## STATED EXERCISE:
Return each line of the listing below, unchanged, and omit the images.

## INFORMATION PROVIDED:
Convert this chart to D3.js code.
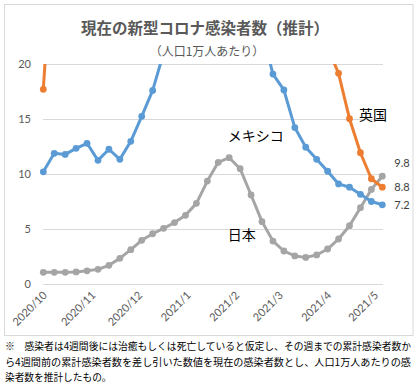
<!DOCTYPE html>
<html><head><meta charset="utf-8">
<script src="https://cdn.jsdelivr.net/npm/d3@7"></script>
<style>
html,body{margin:0;padding:0;background:#fff;}
svg{display:block;}
</style></head>
<body>
<svg id="chart" width="418" height="388"></svg>
<script>
const weeks = ["2020-10-04","2020-10-11","2020-10-18","2020-10-25","2020-11-01","2020-11-08","2020-11-15","2020-11-22","2020-11-29",
"2020-12-06","2020-12-13","2020-12-20","2020-12-27","2021-01-03","2021-01-10","2021-01-17","2021-01-24","2021-01-31",
"2021-02-07","2021-02-14","2021-02-21","2021-02-28","2021-03-07","2021-03-14","2021-03-21","2021-03-28",
"2021-04-04","2021-04-11","2021-04-18","2021-04-25","2021-05-02","2021-05-09"];
const japan = [1.06,1.06,1.06,1.1,1.2,1.33,1.7,2.33,3.12,3.97,4.57,5.06,5.58,6.24,7.33,9.36,11.06,11.48,10.48,8.09,5.67,3.9,3.0,2.55,2.42,2.64,3.18,4.09,5.3,6.94,8.6,9.8];
const mexico = [10.2,11.88,11.78,12.33,12.79,11.24,12.25,11.33,12.97,15.24,17.6,21,24,27,31,35,37,36,32,27,23,19.08,17.64,14.22,12.44,11.33,10.25,9.1,8.8,8.15,7.5,7.2];
const uk = [17.7,33,50,67,84,92,96,96,84,75,75,100,125,167,217,230,210,167,117,80,54,42,31,27,24,23,21.5,19.15,15.03,11.93,9.57,8.8];
const tickDates = ["2020-10-04","2020-11-04","2020-12-04","2021-01-04","2021-02-04","2021-03-04","2021-04-04","2021-05-04"];
const tickLabels = ["2020/10","2020/11","2020/12","2021/1","2021/2","2021/3","2021/4","2021/5"];
const yTicks = [0,5,10,15,20];
const seriesNames = ["日本","メキシコ","英国"];
const endLabels = ["9.8","7.2","8.8"];
const title = "現在の新型コロナ感染者数（推計）";
const subtitle = "（人口1万人あたり）";
const notes = ["※　感染者は4週間後には治癒もしくは死亡していると仮定し、その週までの累計感染者数か",
"ら4週間前の累計感染者数を差し引いた数値を現在の感染者数とし、人口1万人あたりの感",
"染者数を推計したもの。"];

const parse = d3.timeParse("%Y-%m-%d");
const dates = weeks.map(parse);
const svg = d3.select("#chart");
const jp = '"Noto Sans CJK JP", sans-serif';
const num = 'Lato, "Noto Sans", sans-serif';

const x = d3.scaleTime().domain([dates[0], dates[dates.length-1]]).range([43.3, 382.3]);
const y = d3.scaleLinear().domain([0,20]).range([284,64]);

// border
svg.append("rect").attr("x",4.5).attr("y",4.5).attr("width",408.5).attr("height",331)
  .attr("fill","#fff").attr("stroke","#d9d9d9").attr("stroke-width",1);

// title
svg.append("text").attr("x",205).attr("y",34).attr("text-anchor","middle")
  .attr("font-family",jp).attr("font-weight","bold").attr("font-size",15.5).attr("fill","#595959").text(title);
svg.append("text").attr("x",207).attr("y",56).attr("text-anchor","middle")
  .attr("font-family",jp).attr("font-size",12).attr("fill","#595959").text(subtitle);

// grid
const grid = svg.append("g");
grid.selectAll("line").data(yTicks).join("line")
  .attr("x1",43).attr("x2",383).attr("y1",d=>Math.round(y(d))+0.5).attr("y2",d=>Math.round(y(d))+0.5)
  .attr("stroke","#d9d9d9").attr("stroke-width",1);

// y axis
const yAxis = d3.axisLeft(y).tickValues(yTicks).tickSize(0).tickPadding(0);
const ya = svg.append("g").attr("transform","translate(31,0)").call(yAxis);
ya.select(".domain").remove();
ya.selectAll("text").attr("font-family",num).attr("font-size",11).attr("fill","#595959");

// x axis
const xAxis = d3.axisBottom(x).tickValues(tickDates.map(parse)).tickSize(0)
  .tickFormat((d,i)=>tickLabels[i]);
const xa = svg.append("g").attr("transform","translate(0,284)").call(xAxis);
xa.select(".domain").remove();
xa.selectAll("text").attr("font-family",num).attr("font-size",11).attr("fill","#595959")
  .attr("text-anchor","end").attr("dy",0).attr("y",0)
  .attr("transform","translate(4,12) rotate(-45)");

// clip
svg.append("clipPath").attr("id","clip").append("rect").attr("x",0).attr("y",64).attr("width",418).attr("height",240);

const series = [
  {vals: japan, color:"#A5A5A5"},
  {vals: mexico, color:"#5B9BD5"},
  {vals: uk, color:"#ED7D31"}
];
const line = d3.line().x((d,i)=>x(dates[i])).y(d=>y(d));
const plot = svg.append("g").attr("clip-path","url(#clip)");
series.forEach(s=>{
  const g = plot.append("g");
  g.append("path").datum(s.vals).attr("d",line).attr("fill","none")
    .attr("stroke",s.color).attr("stroke-width",3).attr("stroke-linejoin","round");
  g.selectAll("circle").data(s.vals).join("circle")
    .attr("cx",(d,i)=>x(dates[i])).attr("cy",d=>y(d)).attr("r",3.4).attr("fill",s.color);
});

// end value labels
const last = dates.length-1;
const endDy = [-13, 0, 0];
series.forEach((s,k)=>{
  svg.append("text").attr("x",x(dates[last])+12).attr("y",y(s.vals[last])+endDy[k]).attr("dy","0.35em")
    .attr("font-family",num).attr("font-size",11).attr("fill","#404040").text(endLabels[k]);
});

// series name labels
const nameAt = [{d:dates[17], v:4}, {d:dates[17], v:13}, {d:dates[29], v:14.9}];
seriesNames.forEach((n,k)=>{
  svg.append("text").attr("x",x(nameAt[k].d)-1.5).attr("y",y(nameAt[k].v))
    .attr("font-family",jp).attr("font-size",14).attr("fill","#000").text(n);
});

// footnote
notes.forEach((t,i)=>{
  const tx = svg.append("text").attr("x",5).attr("y",350+i*15.5)
    .attr("font-family",jp).attr("font-size",9.7).attr("fill","#000").text(t);
  if(i<2) tx.attr("textLength",406).attr("lengthAdjust","spacingAndGlyphs");
});
</script>
</body></html>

## ANSWER FOR THIS EXERCISE:
Convert this chart to D3.js code.
<!DOCTYPE html>
<html><head><meta charset="utf-8">
<script src="https://cdn.jsdelivr.net/npm/d3@7"></script>
<style>
html,body{margin:0;padding:0;background:#fff;}
svg{display:block;}
</style></head>
<body>
<svg id="chart" width="418" height="388"></svg>
<script>
const weeks = ["2020-10-04","2020-10-11","2020-10-18","2020-10-25","2020-11-01","2020-11-08","2020-11-15","2020-11-22","2020-11-29",
"2020-12-06","2020-12-13","2020-12-20","2020-12-27","2021-01-03","2021-01-10","2021-01-17","2021-01-24","2021-01-31",
"2021-02-07","2021-02-14","2021-02-21","2021-02-28","2021-03-07","2021-03-14","2021-03-21","2021-03-28",
"2021-04-04","2021-04-11","2021-04-18","2021-04-25","2021-05-02","2021-05-09"];
const japan = [1.06,1.06,1.06,1.1,1.2,1.33,1.7,2.33,3.12,3.97,4.57,5.06,5.58,6.24,7.33,9.36,11.06,11.48,10.48,8.09,5.67,3.9,3.0,2.55,2.42,2.64,3.18,4.09,5.3,6.94,8.6,9.8];
const mexico = [10.2,11.88,11.78,12.33,12.79,11.24,12.25,11.33,12.97,15.24,17.6,21,24,27,31,35,37,36,32,27,23,19.08,17.64,14.22,12.44,11.33,10.25,9.1,8.8,8.15,7.5,7.2];
const uk = [17.7,33,50,67,84,92,96,96,84,75,75,100,125,167,217,230,210,167,117,80,54,42,31,27,24,23,21.5,19.15,15.03,11.93,9.57,8.8];
const tickDates = ["2020-10-04","2020-11-04","2020-12-04","2021-01-04","2021-02-04","2021-03-04","2021-04-04","2021-05-04"];
const tickLabels = ["2020/10","2020/11","2020/12","2021/1","2021/2","2021/3","2021/4","2021/5"];
const yTicks = [0,5,10,15,20];
const seriesNames = ["日本","メキシコ","英国"];
const endLabels = ["9.8","7.2","8.8"];
const title = "現在の新型コロナ感染者数（推計）";
const subtitle = "（人口1万人あたり）";
const notes = ["※　感染者は4週間後には治癒もしくは死亡していると仮定し、その週までの累計感染者数か",
"ら4週間前の累計感染者数を差し引いた数値を現在の感染者数とし、人口1万人あたりの感",
"染者数を推計したもの。"];

const parse = d3.timeParse("%Y-%m-%d");
const dates = weeks.map(parse);
const svg = d3.select("#chart");
const jp = '"Noto Sans CJK JP", sans-serif';
const num = 'Lato, "Noto Sans", sans-serif';

const x = d3.scaleTime().domain([dates[0], dates[dates.length-1]]).range([43.3, 382.3]);
const y = d3.scaleLinear().domain([0,20]).range([284,64]);

// border
svg.append("rect").attr("x",4.5).attr("y",4.5).attr("width",408.5).attr("height",331)
  .attr("fill","#fff").attr("stroke","#d9d9d9").attr("stroke-width",1);

// title
svg.append("text").attr("x",205).attr("y",34).attr("text-anchor","middle")
  .attr("font-family",jp).attr("font-weight","bold").attr("font-size",15.5).attr("fill","#595959").text(title);
svg.append("text").attr("x",207).attr("y",56).attr("text-anchor","middle")
  .attr("font-family",jp).attr("font-size",12).attr("fill","#595959").text(subtitle);

// grid
const grid = svg.append("g");
grid.selectAll("line").data(yTicks).join("line")
  .attr("x1",43).attr("x2",383).attr("y1",d=>Math.round(y(d))+0.5).attr("y2",d=>Math.round(y(d))+0.5)
  .attr("stroke","#d9d9d9").attr("stroke-width",1);

// y axis
const yAxis = d3.axisLeft(y).tickValues(yTicks).tickSize(0).tickPadding(0);
const ya = svg.append("g").attr("transform","translate(31,0)").call(yAxis);
ya.select(".domain").remove();
ya.selectAll("text").attr("font-family",num).attr("font-size",11).attr("fill","#595959");

// x axis
const xAxis = d3.axisBottom(x).tickValues(tickDates.map(parse)).tickSize(0)
  .tickFormat((d,i)=>tickLabels[i]);
const xa = svg.append("g").attr("transform","translate(0,284)").call(xAxis);
xa.select(".domain").remove();
xa.selectAll("text").attr("font-family",num).attr("font-size",11).attr("fill","#595959")
  .attr("text-anchor","end").attr("dy",0).attr("y",0)
  .attr("transform","translate(4,12) rotate(-45)");

// clip
svg.append("clipPath").attr("id","clip").append("rect").attr("x",0).attr("y",64).attr("width",418).attr("height",240);

const series = [
  {vals: japan, color:"#A5A5A5"},
  {vals: mexico, color:"#5B9BD5"},
  {vals: uk, color:"#ED7D31"}
];
const line = d3.line().x((d,i)=>x(dates[i])).y(d=>y(d));
const plot = svg.append("g").attr("clip-path","url(#clip)");
series.forEach(s=>{
  const g = plot.append("g");
  g.append("path").datum(s.vals).attr("d",line).attr("fill","none")
    .attr("stroke",s.color).attr("stroke-width",3).attr("stroke-linejoin","round");
  g.selectAll("circle").data(s.vals).join("circle")
    .attr("cx",(d,i)=>x(dates[i])).attr("cy",d=>y(d)).attr("r",3.4).attr("fill",s.color);
});

// end value labels
const last = dates.length-1;
const endDy = [-13, 0, 0];
series.forEach((s,k)=>{
  svg.append("text").attr("x",x(dates[last])+12).attr("y",y(s.vals[last])+endDy[k]).attr("dy","0.35em")
    .attr("font-family",num).attr("font-size",11).attr("fill","#404040").text(endLabels[k]);
});

// series name labels
const nameAt = [{d:dates[17], v:4}, {d:dates[17], v:13}, {d:dates[29], v:14.9}];
seriesNames.forEach((n,k)=>{
  svg.append("text").attr("x",x(nameAt[k].d)-1.5).attr("y",y(nameAt[k].v))
    .attr("font-family",jp).attr("font-size",14).attr("fill","#000").text(n);
});

// footnote
notes.forEach((t,i)=>{
  const tx = svg.append("text").attr("x",5).attr("y",350+i*15.5)
    .attr("font-family",jp).attr("font-size",9.7).attr("fill","#000").text(t);
  if(i<2) tx.attr("textLength",406).attr("lengthAdjust","spacingAndGlyphs");
});
</script>
</body></html>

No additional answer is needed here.